*** Data in this exercise

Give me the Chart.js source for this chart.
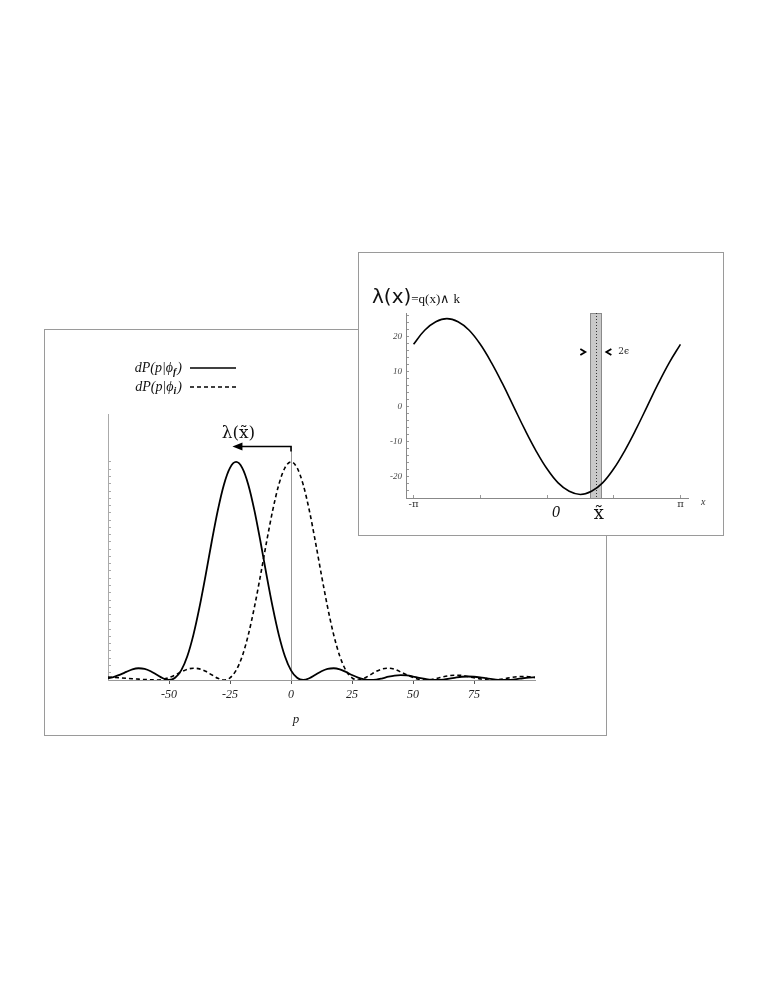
<!DOCTYPE html>
<html>
<head>
<meta charset="utf-8">
<script src="https://cdn.jsdelivr.net/npm/chart.js@4.4.1/dist/chart.umd.min.js"></script>
<style>
  body { margin: 0; background: #fff; width: 761px; height: 985px; position: relative; overflow: hidden; }
  #mainBox { position: absolute; left: 44px; top: 329px; width: 561px; height: 405px; border: 1px solid #9a9a9a; background: #fff; }
  #insetBox { position: absolute; left: 358px; top: 252px; width: 364px; height: 282px; border: 1px solid #9a9a9a; background: #fff; }
  canvas { display: block; }
</style>
</head>
<body>
<div id="mainBox"><canvas id="mainChart" width="561" height="405"></canvas></div>
<div id="insetBox"><canvas id="insetChart" width="364" height="282"></canvas></div>
<script>
// main plot: momentum distributions
const pValues = [-75, -72.5, -70, -67.5, -65, -62.5, -60, -57.5, -55, -52.5, -50, -47.5, -45, -42.5, -40, -37.5,
  -35, -32.5, -30, -27.5, -25, -22.5, -20, -17.5, -15, -12.5, -10, -7.5, -5, -2.5, 0, 2.5, 5, 7.5, 10, 12.5,
  15, 17.5, 20, 22.5, 25, 27.5, 30, 32.5, 35, 37.5, 40, 42.5, 45, 47.5, 50, 52.5, 55, 57.5, 60, 62.5, 65,
  67.5, 70, 72.5, 75, 77.5, 80, 82.5, 85, 87.5, 90, 92.5, 95, 97.5, 100];

// dP(p|phi_f) - solid
const finalValues = [0.008, 0.014, 0.025, 0.037, 0.049, 0.054, 0.051, 0.040, 0.024, 0.008, 0, 0.010, 0.044,
  0.109, 0.207, 0.334, 0.480, 0.634, 0.778, 0.896, 0.973, 1.0, 0.973, 0.896, 0.778, 0.634, 0.480, 0.334,
  0.207, 0.109, 0.044, 0.010, 0, 0.008, 0.024, 0.040, 0.051, 0.054, 0.049, 0.037, 0.023, 0.011, 0.003, 0,
  0.002, 0.008, 0.015, 0.020, 0.022, 0.021, 0.016, 0.010, 0.005, 0.001, 0, 0.002, 0.006, 0.011, 0.015,
  0.016, 0.015, 0.012, 0.008, 0.004, 0.001, 0, 0.001, 0.004, 0.008, 0.011, 0.012];

// dP(p|phi_i) - dashed
const initialValues = [0.014, 0.012, 0.010, 0.008, 0.006, 0.004, 0.002, 0.001, 0, 0.003, 0.011, 0.023, 0.037,
  0.049, 0.054, 0.051, 0.040, 0.024, 0.008, 0, 0.010, 0.044, 0.109, 0.207, 0.334, 0.480, 0.634, 0.778,
  0.896, 0.973, 1.0, 0.973, 0.896, 0.778, 0.634, 0.480, 0.334, 0.207, 0.109, 0.044, 0.010, 0, 0.008, 0.024,
  0.040, 0.051, 0.054, 0.049, 0.037, 0.023, 0.011, 0.003, 0, 0.002, 0.008, 0.015, 0.020, 0.022, 0.021,
  0.016, 0.010, 0.005, 0.001, 0, 0.002, 0.006, 0.011, 0.015, 0.016, 0.015, 0.012];

const pTickLabels = [-50, -25, 0, 25, 50, 75];
const shiftFrom = 0;      // arrow starts at p = 0
const shiftTo = -24;      // arrow head
const shiftLevel = 1.073; // height of the arrow

// inset: lambda(x)
const xValues = [-3.1416, -2.8798, -2.6180, -2.3562, -2.0944, -1.8326, -1.5708, -1.3090, -1.0472, -0.7854,
  -0.5236, -0.2618, 0, 0.2618, 0.5236, 0.7854, 1.0472, 1.3090, 1.5708, 1.8326, 2.0944, 2.3562, 2.6180,
  2.8798, 3.1416];
const lambdaValues = [17.7, 21.7, 24.1, 25, 24.1, 21.7, 17.7, 12.5, 6.5, 0, -6.5, -12.5, -17.7, -21.7, -24.1,
  -25, -24.1, -21.7, -17.7, -12.5, -6.5, 0, 6.5, 12.5, 17.7];
const lambdaTicks = [-20, -10, 0, 10, 20];
const xTickValues = [-Math.PI, -Math.PI / 2, 0, Math.PI / 2, Math.PI];
const xTickNames = ['-\u03c0', '', '', '', '\u03c0'];
const bandCenter = 1.15;
const bandHalf = 0.13;
const markerLevel = 15.5;

const serifItalic = size => ({ family: 'Liberation Serif', style: 'italic', size: size });

//draws legend, the shift arrow and the line at p = 0
const mainDecor = {
  id: 'mainDecor',
  beforeDatasetsDraw(chart) {
    const ctx = chart.ctx, x = chart.scales.x, y = chart.scales.y;
    const x0 = x.getPixelForValue(shiftFrom);
    ctx.save();
    ctx.strokeStyle = '#999';
    ctx.lineWidth = 1;
    ctx.beginPath();
    ctx.moveTo(Math.round(x0) + 0.5, y.getPixelForValue(shiftLevel));
    ctx.lineTo(Math.round(x0) + 0.5, y.getPixelForValue(0));
    ctx.stroke();
    ctx.restore();
  },
  afterDraw(chart) {
    const ctx = chart.ctx, x = chart.scales.x, y = chart.scales.y, a = chart.chartArea;
    const x0 = x.getPixelForValue(shiftFrom), x1 = x.getPixelForValue(shiftTo);
    const ya = Math.round(y.getPixelForValue(shiftLevel)) + 0.5;
    ctx.save();
    ctx.strokeStyle = '#000';
    ctx.fillStyle = '#000';
    ctx.lineWidth = 1.6;
    ctx.beginPath();
    ctx.moveTo(x0, ya + 5);
    ctx.lineTo(x0, ya);
    ctx.lineTo(x1 + 8, ya);
    ctx.stroke();
    ctx.beginPath();
    ctx.moveTo(x1, ya);
    ctx.lineTo(x1 + 10, ya - 4);
    ctx.lineTo(x1 + 10, ya + 4);
    ctx.closePath();
    ctx.fill();
    ctx.font = '17px "DejaVu Serif"';
    ctx.textAlign = 'center';
    ctx.fillStyle = '#111';
    ctx.fillText('\u03bb(x\u0303)', x1 + 6, ya - 9);

    // axis name
    ctx.font = 'italic 13px "Liberation Serif"';
    ctx.fillStyle = '#222';
    ctx.fillText('p', x.getPixelForValue(2), a.bottom + 43);

    // legend
    chart.data.datasets.forEach((ds, i) => {
      const ly = 38 + i * 19;
      const main = 'dP(p|\u03d5';
      ctx.font = 'italic 14px "Liberation Serif"';
      const w1 = ctx.measureText(main).width;
      const w3 = ctx.measureText(')').width;
      ctx.font = 'bold italic 10px "Liberation Serif"';
      const w2 = ctx.measureText(ds.sub).width;
      const right = 137;
      let tx = right - (w1 + w2 + w3 + 1);
      ctx.textAlign = 'left';
      ctx.textBaseline = 'middle';
      ctx.fillStyle = '#111';
      ctx.font = 'italic 14px "Liberation Serif"';
      ctx.fillText(main, tx, ly);
      ctx.font = 'bold italic 10px "Liberation Serif"';
      ctx.fillText(ds.sub, tx + w1, ly + 4);
      ctx.font = 'italic 14px "Liberation Serif"';
      ctx.fillText(')', tx + w1 + w2 + 1, ly);
      ctx.strokeStyle = '#000';
      ctx.lineWidth = 1.6;
      ctx.setLineDash(ds.borderDash || []);
      ctx.beginPath();
      ctx.moveTo(145, ly);
      ctx.lineTo(191, ly);
      ctx.stroke();
      ctx.setLineDash([]);
    });
    ctx.restore();
  }
};

new Chart(document.getElementById('mainChart'), {
  type: 'line',
  data: {
    datasets: [{
      label: 'dP(p|phi_f)',
      sub: 'f',
      data: pValues.map((p, i) => ({ x: p, y: finalValues[i] })),
      borderColor: '#000',
      borderWidth: 1.8,
      pointRadius: 0,
      cubicInterpolationMode: 'monotone'
    }, {
      label: 'dP(p|phi_i)',
      sub: 'i',
      data: pValues.map((p, i) => ({ x: p, y: initialValues[i] })),
      borderColor: '#000',
      borderWidth: 1.6,
      borderDash: [4, 3],
      pointRadius: 0,
      cubicInterpolationMode: 'monotone'
    }]
  },
  options: {
    responsive: false,
    animation: false,
    layout: { padding: { top: 84, right: 71, left: 0, bottom: 0 } },
    plugins: { legend: { display: false }, tooltip: { enabled: false } },
    scales: {
      x: {
        type: 'linear', min: -75, max: 100,
        afterBuildTicks: s => { s.ticks = pTickLabels.map(v => ({ value: v })); },
        afterFit: s => { s.height = 55; },
        ticks: { font: serifItalic(12), color: '#222', padding: 4, maxRotation: 0, autoSkip: false, callback: v => String(v) },
        grid: { drawOnChartArea: false, tickLength: 4, color: '#555' },
        border: { color: '#999' }
      },
      y: {
        min: 0, max: 1.22,
        afterBuildTicks: s => {
          const t = [];
          for (let i = 0; i <= 30; i++) t.push({ value: i / 30 });
          s.ticks = t;
        },
        afterFit: s => { s.width = 63; },
        ticks: { display: false },
        grid: { drawOnChartArea: false, tickLength: -3, color: '#aaa' },
        border: { color: '#aaa' }
      }
    }
  },
  plugins: [mainDecor]
});

//inset decorations: band, arrows and labels
const insetDecor = {
  id: 'insetDecor',
  beforeDatasetsDraw(chart) {
    const ctx = chart.ctx, x = chart.scales.x, a = chart.chartArea;
    const xl = x.getPixelForValue(bandCenter - bandHalf), xr = x.getPixelForValue(bandCenter + bandHalf);
    const xc = x.getPixelForValue(bandCenter);
    ctx.save();
    ctx.fillStyle = '#c9c9c9';
    ctx.fillRect(xl, a.top, xr - xl, a.bottom - a.top);
    ctx.strokeStyle = '#8a8a8a';
    ctx.lineWidth = 1;
    ctx.strokeRect(Math.round(xl) + 0.5, a.top + 0.5, Math.round(xr - xl), a.bottom - a.top);
    ctx.strokeStyle = '#333';
    ctx.setLineDash([1, 2]);
    ctx.beginPath();
    ctx.moveTo(Math.round(xc) + 0.5, a.top);
    ctx.lineTo(Math.round(xc) + 0.5, a.bottom);
    ctx.stroke();
    ctx.restore();
  },
  afterDraw(chart) {
    const ctx = chart.ctx, x = chart.scales.x, y = chart.scales.y, a = chart.chartArea;
    const xl = x.getPixelForValue(bandCenter - bandHalf), xr = x.getPixelForValue(bandCenter + bandHalf);
    const ym = y.getPixelForValue(markerLevel);
    ctx.save();
    ctx.strokeStyle = '#000';
    ctx.lineWidth = 1.8;
    ctx.beginPath();
    ctx.moveTo(xl - 10, ym - 3);
    ctx.lineTo(xl - 5, ym);
    ctx.lineTo(xl - 10, ym + 3);
    ctx.moveTo(xr + 10, ym - 3);
    ctx.lineTo(xr + 5, ym);
    ctx.lineTo(xr + 10, ym + 3);
    ctx.stroke();
    ctx.fillStyle = '#222';
    ctx.textBaseline = 'middle';
    ctx.textAlign = 'left';
    ctx.font = '9px "DejaVu Serif"';
    ctx.fillText('2\u03f5', xr + 17, ym);

    // title
    ctx.textBaseline = 'alphabetic';
    ctx.font = '20px "DejaVu Sans"';
    ctx.fillStyle = '#111';
    ctx.fillText('\u03bb(x)', 13, 50);
    const w = ctx.measureText('\u03bb(x)').width;
    ctx.font = '13px "Liberation Serif"';
    ctx.fillText('=q(x)\u2227 k', 13 + w, 50);

    // axis marks
    ctx.textAlign = 'center';
    ctx.font = 'italic 16px "Liberation Serif"';
    ctx.fillText('0', x.getPixelForValue(0) + 9, a.bottom + 19);
    ctx.font = '18px "DejaVu Serif"';
    ctx.fillText('x\u0303', x.getPixelForValue(bandCenter) + 3, a.bottom + 21);
    ctx.font = 'italic 10px "Liberation Serif"';
    ctx.fillStyle = '#333';
    ctx.textAlign = 'left';
    ctx.fillText('x', a.right + 13, a.bottom + 7);
    ctx.restore();
  }
};

new Chart(document.getElementById('insetChart'), {
  type: 'line',
  data: {
    datasets: [{
      label: 'lambda(x)',
      data: xValues.map((v, i) => ({ x: v, y: lambdaValues[i] })),
      borderColor: '#000',
      borderWidth: 1.6,
      pointRadius: 0,
      tension: 0.4
    }]
  },
  options: {
    responsive: false,
    animation: false,
    layout: { padding: { top: 60, right: 35, left: 0, bottom: 0 } },
    plugins: { legend: { display: false }, tooltip: { enabled: false } },
    scales: {
      x: {
        type: 'linear', min: -3.32, max: 3.32,
        afterBuildTicks: s => { s.ticks = xTickValues.map(v => ({ value: v })); },
        afterFit: s => { s.height = 37; },
        ticks: {
          font: { family: 'DejaVu Serif', size: 10 }, color: '#333', padding: 3, maxRotation: 0, autoSkip: false,
          callback: (v, i) => xTickNames[i]
        },
        grid: { drawOnChartArea: false, tickLength: -3, color: '#999' },
        border: { color: '#888' }
      },
      y: {
        min: -26, max: 26.6,
        afterBuildTicks: s => {
          const t = [];
          for (let v = -26; v <= 26; v += 2) t.push({ value: v });
          s.ticks = t;
        },
        afterFit: s => { s.width = 47; },
        ticks: {
          font: serifItalic(9), color: '#444', padding: 7, autoSkip: false,
          callback: v => lambdaTicks.includes(v) ? String(v) : ''
        },
        grid: { drawOnChartArea: false, tickLength: -3, color: '#999' },
        border: { color: '#888' }
      }
    }
  },
  plugins: [insetDecor]
});
</script>
</body>
</html>
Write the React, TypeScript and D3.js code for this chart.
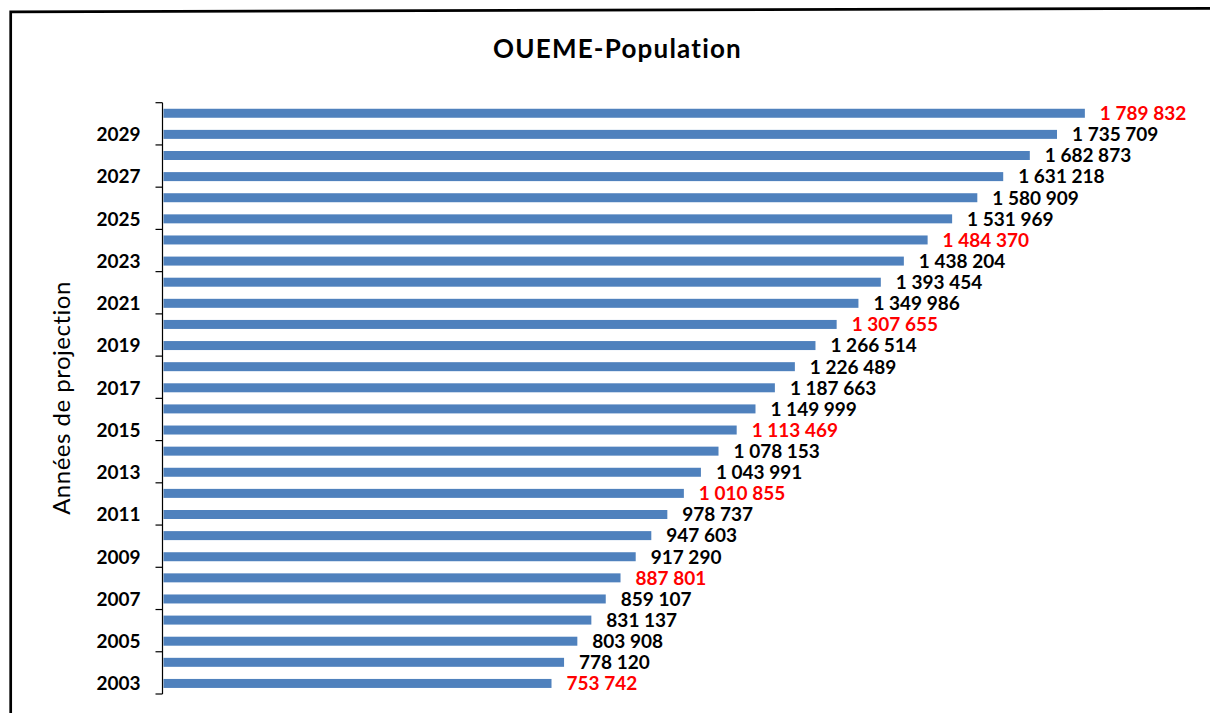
import React, { useEffect, useRef } from "react";
import * as d3 from "d3";

const years: number[] = [2003, 2004, 2005, 2006, 2007, 2008, 2009, 2010, 2011, 2012, 2013, 2014, 2015, 2016, 2017, 2018, 2019, 2020, 2021, 2022, 2023, 2024, 2025, 2026, 2027, 2028, 2029, 2030];
const population: number[] = [753742, 778120, 803908, 831137, 859107, 887801, 917290, 947603, 978737, 1010855, 1043991, 1078153, 1113469, 1149999, 1187663, 1226489, 1266514, 1307655, 1349986, 1393454, 1438204, 1484370, 1531969, 1580909, 1631218, 1682873, 1735709, 1789832];
const highlightYears: number[] = [2003, 2008, 2012, 2015, 2020, 2024, 2030];
const tickLabelYears: number[] = [2003, 2005, 2007, 2009, 2011, 2013, 2015, 2017, 2019, 2021, 2023, 2025, 2027, 2029];

const W = 1210;
const H = 713;

export default function App() {
  const ref = useRef<SVGSVGElement | null>(null);

  useEffect(() => {
    document.body.style.margin = "0";
    const svg = d3.select(ref.current);
    svg.selectAll("*").remove();

    svg.append("rect").attr("width", W).attr("height", H).attr("fill", "#fff");

    // frame
    svg.append("path")
      .attr("d", `M10.7,${H} L10.7,11.8 L${W},8.3`)
      .attr("fill", "none").attr("stroke", "#000").attr("stroke-width", 2.7);

    const x = d3.scaleLinear().domain([0, 1800000]).range([163.5, 1090.1]);
    const y = d3.scaleBand<number>().domain(years).range([694, 102.7]).paddingInner(0.574).paddingOuter(0.287);

    const fmtBase = d3.formatLocale({ decimal: ",", thousands: " ", grouping: [3], currency: ["", ""] }).format(",d");

    // bars
    svg.append("g").selectAll("rect").data(years).join("rect")
      .attr("x", x(0))
      .attr("y", (d) => y(d)!)
      .attr("width", (d, i) => x(population[i]) - x(0))
      .attr("height", y.bandwidth())
      .attr("fill", "#4F81BD");

    // labels
    svg.append("g").selectAll("text").data(years).join("text")
      .attr("x", (d, i) => x(population[i]) + 15)
      .attr("y", (d) => y(d)! + y.bandwidth() / 2)
      .attr("dy", "0.36em")
      .attr("font-family", "Lato")
      .attr("font-weight", 700)
      .attr("font-size", 19)
      .attr("fill", (d) => (highlightYears.includes(d) ? "#FF0000" : "#000"))
      .text((d, i) => fmtBase(population[i]));

    // y axis
    const step = y.step();
    const axisG = svg.append("g");
    const axisX = 162.5;
    axisG.append("line").attr("x1", axisX).attr("x2", axisX)
      .attr("y1", y.range()[1]).attr("y2", y.range()[0])
      .attr("stroke", "#000").attr("stroke-width", 1.2);
    // ticks at boundaries of pairs
    const boundaries = years.filter((d, i) => i % 2 === 0).map((d) => y(d)! + y.bandwidth() / 2 + step / 2);
    boundaries.push(y(years[years.length - 1])! + y.bandwidth() / 2 - step / 2);
    axisG.selectAll("line.tick").data(boundaries).join("line")
      .attr("class", "tick")
      .attr("x1", axisX - 7).attr("x2", axisX)
      .attr("y1", (d) => d).attr("y2", (d) => d)
      .attr("stroke", "#000").attr("stroke-width", 1.2);

    axisG.selectAll("text").data(tickLabelYears).join("text")
      .attr("x", 140.5)
      .attr("y", (d) => y(d)! + y.bandwidth() / 2)
      .attr("dy", "0.36em")
      .attr("text-anchor", "end")
      .attr("font-family", "Lato")
      .attr("font-weight", 700)
      .attr("font-size", 19)
      .attr("fill", "#000")
      .text((d) => String(d));

    // axis title
    svg.append("text")
      .attr("transform", `translate(62,398) rotate(-90)`)
      .attr("text-anchor", "middle")
      .attr("dy", "0.35em")
      .attr("font-family", "Lato")
      .attr("font-size", 24)
      .attr("letter-spacing", 0.5)
      .attr("fill", "#000")
      .text("Années de projection");

    // title
    svg.append("text")
      .attr("x", 617.5)
      .attr("y", 58.3)
      .attr("text-anchor", "middle")
      .attr("font-family", "Lato")
      .attr("font-weight", 700)
      .attr("font-size", 26)
      .attr("letter-spacing", 1.2)
      .attr("fill", "#000")
      .text("OUEME-Population");
  }, []);

  return <svg ref={ref} width={W} height={H} style={{ display: "block" }} />;
}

******

Repeat exactly the lines from the first line of the records above through the line containing "95, 97.5, 100];", both included. Leave out the pictures.

Give me the Chart.js source for this chart.
<!DOCTYPE html>
<html>
<head>
<meta charset="utf-8">
<script src="https://cdn.jsdelivr.net/npm/chart.js@4.4.1/dist/chart.umd.min.js"></script>
<style>
  body { margin: 0; background: #fff; width: 761px; height: 985px; position: relative; overflow: hidden; }
  #mainBox { position: absolute; left: 44px; top: 329px; width: 561px; height: 405px; border: 1px solid #9a9a9a; background: #fff; }
  #insetBox { position: absolute; left: 358px; top: 252px; width: 364px; height: 282px; border: 1px solid #9a9a9a; background: #fff; }
  canvas { display: block; }
</style>
</head>
<body>
<div id="mainBox"><canvas id="mainChart" width="561" height="405"></canvas></div>
<div id="insetBox"><canvas id="insetChart" width="364" height="282"></canvas></div>
<script>
// main plot: momentum distributions
const pValues = [-75, -72.5, -70, -67.5, -65, -62.5, -60, -57.5, -55, -52.5, -50, -47.5, -45, -42.5, -40, -37.5,
  -35, -32.5, -30, -27.5, -25, -22.5, -20, -17.5, -15, -12.5, -10, -7.5, -5, -2.5, 0, 2.5, 5, 7.5, 10, 12.5,
  15, 17.5, 20, 22.5, 25, 27.5, 30, 32.5, 35, 37.5, 40, 42.5, 45, 47.5, 50, 52.5, 55, 57.5, 60, 62.5, 65,
  67.5, 70, 72.5, 75, 77.5, 80, 82.5, 85, 87.5, 90, 92.5, 95, 97.5, 100];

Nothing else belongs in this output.